The organizations said the UN should reject an application for official consultative status from the main corporate water lobby association, known as Aquafed.

So-called consultative status "is a way to hear the voices of social movements and civil society around the world. It should not be allowed to become a way for corporations to try and influence global water policy," said Council of Canadians chairperson Maude Barlow.

"It is important that we let the UN know this is unacceptable."

"No one is opposed to the United Nations working with water corporations to encourage conservation and the search to reduce the world's collective water footprint," Barlow said in the report.

"The concern is that the relationship between the highest levels of the United Nations and the private water sector legitimizes the growing influence of these corporations on policy, both at the UN and at the nation-state level, which in turn promotes a private market system for water delivery and access at the expense of the public and the poor."

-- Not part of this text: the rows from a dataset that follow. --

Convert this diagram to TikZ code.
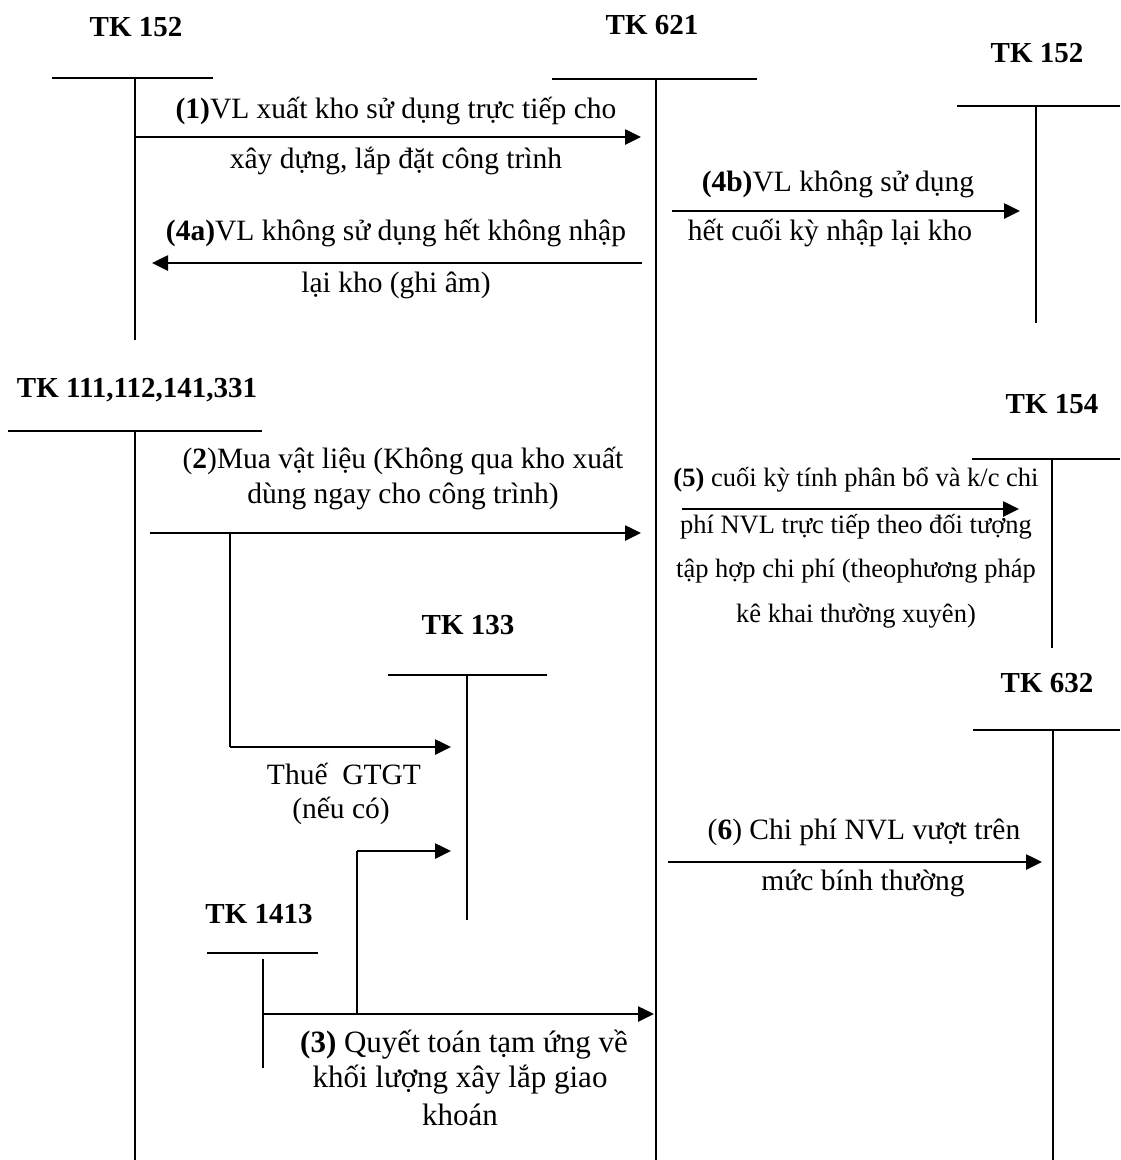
\documentclass[tikz,border=0pt]{standalone}
\usepackage{fontspec}
\setmainfont{Liberation Serif}
\usetikzlibrary{arrows.meta}
\begin{document}
\begin{tikzpicture}[x=1pt,y=-1pt,
  acct/.style={line width=2pt},
  flow/.style={line width=2.6pt,-{Triangle[length=16pt,width=15pt]}},
  link/.style={line width=2.3pt},
  title/.style={anchor=base,inner sep=0pt,font=\fontsize{29}{34}\selectfont\bfseries},
  txt/.style={anchor=base,inner sep=0pt,font=\fontsize{29.5}{35}\selectfont},
  smalltxt/.style={anchor=base,inner sep=0pt,font=\fontsize{26.5}{32}\selectfont},
  bigtxt/.style={anchor=base,inner sep=0pt,font=\fontsize{31}{37}\selectfont}]
\useasboundingbox (0,0) rectangle (1120,1160);

% ---- T accounts: title, top bar, stem ----
\node[title] (t152a) at (136,36) {TK 152};
\coordinate (a152L) at (52,78);   \coordinate (a152R) at (213,78);
\coordinate (a152T) at (135,78);  \coordinate (a152B) at (135,340);
\draw[acct] (a152L) -- (a152R) (a152T) -- (a152B);

\node[title] (t621) at (652,34) {TK 621};
\coordinate (a621L) at (552,79);  \coordinate (a621R) at (757,79);
\coordinate (a621T) at (656,79);  \coordinate (a621B) at (656,1160);
\draw[acct] (a621L) -- (a621R) (a621T) -- (a621B);

\node[title] (t152b) at (1037,62) {TK 152};
\coordinate (b152L) at (957,106); \coordinate (b152R) at (1120,106);
\coordinate (b152T) at (1036,106);\coordinate (b152B) at (1036,323);
\draw[acct] (b152L) -- (b152R) (b152T) -- (b152B);

\node[title] (t111) at (137,397) {TK 111,112,141,331};
\coordinate (a111L) at (8,431);   \coordinate (a111R) at (262,431);
\coordinate (a111T) at (135,431); \coordinate (a111B) at (135,1160);
\draw[acct] (a111L) -- (a111R) (a111T) -- (a111B);

\node[title] (t154) at (1052,413) {TK 154};
\coordinate (a154L) at (972,459); \coordinate (a154R) at (1120,459);
\coordinate (a154T) at (1052,459);\coordinate (a154B) at (1052,648);
\draw[acct] (a154L) -- (a154R) (a154T) -- (a154B);

\node[title] (t632) at (1047,692) {TK 632};
\coordinate (a632L) at (973,730); \coordinate (a632R) at (1120,730);
\coordinate (a632T) at (1053,730);\coordinate (a632B) at (1053,1160);
\draw[acct] (a632L) -- (a632R) (a632T) -- (a632B);

\node[title] (t133) at (468,634) {TK 133};
\coordinate (a133L) at (388,675); \coordinate (a133R) at (547,675);
\coordinate (a133T) at (467,675); \coordinate (a133B) at (467,920);
\draw[acct] (a133L) -- (a133R) (a133T) -- (a133B);

\node[title] (t1413) at (259,923) {TK 1413};
\coordinate (a1413L) at (207,953);\coordinate (a1413R) at (318,953);
\coordinate (a1413T) at (263,959);\coordinate (a1413B) at (263,1068);
\draw[acct] (a1413L) -- (a1413R) (a1413T) -- (a1413B);

% ---- (1) issue from store ----
\coordinate (f1s) at (135,137); \coordinate (f1e) at (641,137);
\draw[flow] (f1s) -- (f1e);
\node[txt] (l1a) at (396,118) {\textbf{(1)}VL xuất kho sử dụng trực tiếp cho};
\node[txt] (l1b) at (396,168) {xây dựng, lắp đặt công trình};

% ---- (4a) unused, not returned ----
\coordinate (f4as) at (642,263); \coordinate (f4ae) at (152,263);
\draw[flow] (f4as) -- (f4ae);
\node[txt] (l4a1) at (396,240) {\textbf{(4a)}VL không sử dụng hết không nhập};
\node[txt] (l4a2) at (396,292) {lại kho (ghi âm)};

% ---- (4b) unused, returned to store ----
\coordinate (f4bs) at (672,211); \coordinate (f4be) at (1020,211);
\draw[flow] (f4bs) -- (f4be);
\node[txt] (l4b1) at (838,191) {\textbf{(4b)}VL không sử dụng};
\node[txt] (l4b2) at (830,240) {hết cuối kỳ nhập lại kho};

% ---- (2) direct purchase ----
\coordinate (f2s) at (150,533); \coordinate (f2e) at (641,533);
\draw[flow] (f2s) -- (f2e);
\node[txt] (l2a) at (403,468) {(\textbf{2})Mua vật liệu (Không qua kho xuất};
\node[txt] (l2b) at (403,503) {dùng ngay cho công trình)};

% VAT branch to TK 133
\coordinate (v1) at (230,533); \coordinate (v2) at (230,747); \coordinate (v3) at (451,747);
\draw[link] (v1) -- (v2);
\draw[flow] (v2) -- (v3);
\node[txt] (lv1) at (344,784) {Thuế~ GTGT};
\node[txt] (lv2) at (341,818) {(nếu có)};

% ---- (5) transfer to TK 154 ----
\coordinate (f5s) at (682,509); \coordinate (f5e) at (1019,509);
\node[smalltxt] (l5a) at (856,486) {\textbf{(5)} cuối kỳ tính phân bổ và k/c chi};
\node[smalltxt] (l5b) at (856,533) {phí NVL trực tiếp theo đối tượng};
\node[smalltxt] (l5c) at (856,577) {tập hợp chi phí (theophương pháp};
\node[smalltxt] (l5d) at (856,622) {kê khai thường xuyên)};
\draw[flow] (f5s) -- (f5e);

% ---- (6) excess cost to TK 632 ----
\coordinate (f6s) at (668,862); \coordinate (f6e) at (1042,862);
\draw[flow] (f6s) -- (f6e);
\node[txt] (l6a) at (864,839) {(\textbf{6}) Chi phí NVL vượt trên};
\node[txt] (l6b) at (863,890) {mức bính thường};

% ---- (3) settlement of advances ----
\coordinate (f3s) at (263,1014); \coordinate (f3e) at (654,1014);
\draw[flow] (f3s) -- (f3e);
\coordinate (w1) at (357,1014); \coordinate (w2) at (357,851); \coordinate (w3) at (451,851);
\draw[link] (w1) -- (w2);
\draw[flow] (w2) -- (w3);
\node[bigtxt] (l3a) at (464,1052) {\textbf{(3)} Quyết toán tạm ứng về};
\node[bigtxt] (l3b) at (460,1087) {khối lượng xây lắp giao};
\node[bigtxt] (l3c) at (460,1125) {khoán};
\end{tikzpicture}
\end{document}
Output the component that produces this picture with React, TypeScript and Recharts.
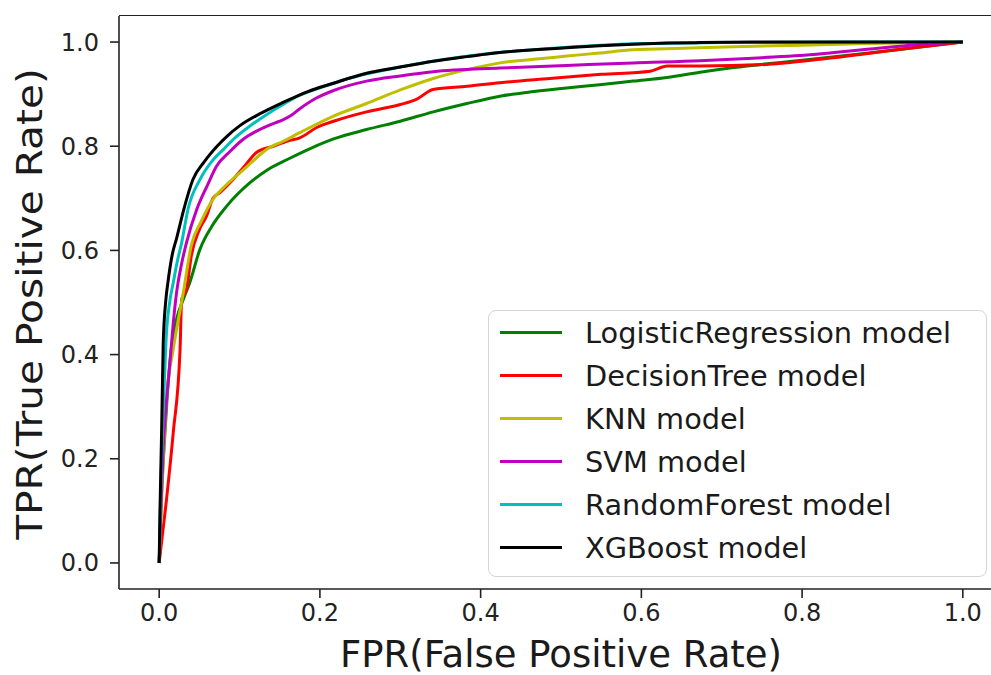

Julie Larsen, author of the report, said that "based on my review of water governance at the UN, I feel that the imbalance in power, influence, and money that come with engaging the private sector must be addressed head-on to prevent serious conflicts of interest."

The report said the UN's Economic and Social Council (ECOSOC) should be a forum "that is free from corporate conflicts of interest."

"To surmount the global water crisis, the UN must assure a formal, transparent and democratic space in which governments can advance the best possible sustainable strategies to protect water as a public good," it said.

Those endorsing the report included US-based Food and Water Watch, France's Libertes Foundation, Canada's Polaris Institute and Italy's Mani Tese.

The UN General Assembly last year recognized access to clean water and sanitation as a human right, a move hailed by water advocates as a momentous step toward a future treaty.

It expresses deep concern that 884 million people lack access to safe drinking water and that more 2.6 billion do not have access to basic sanitation.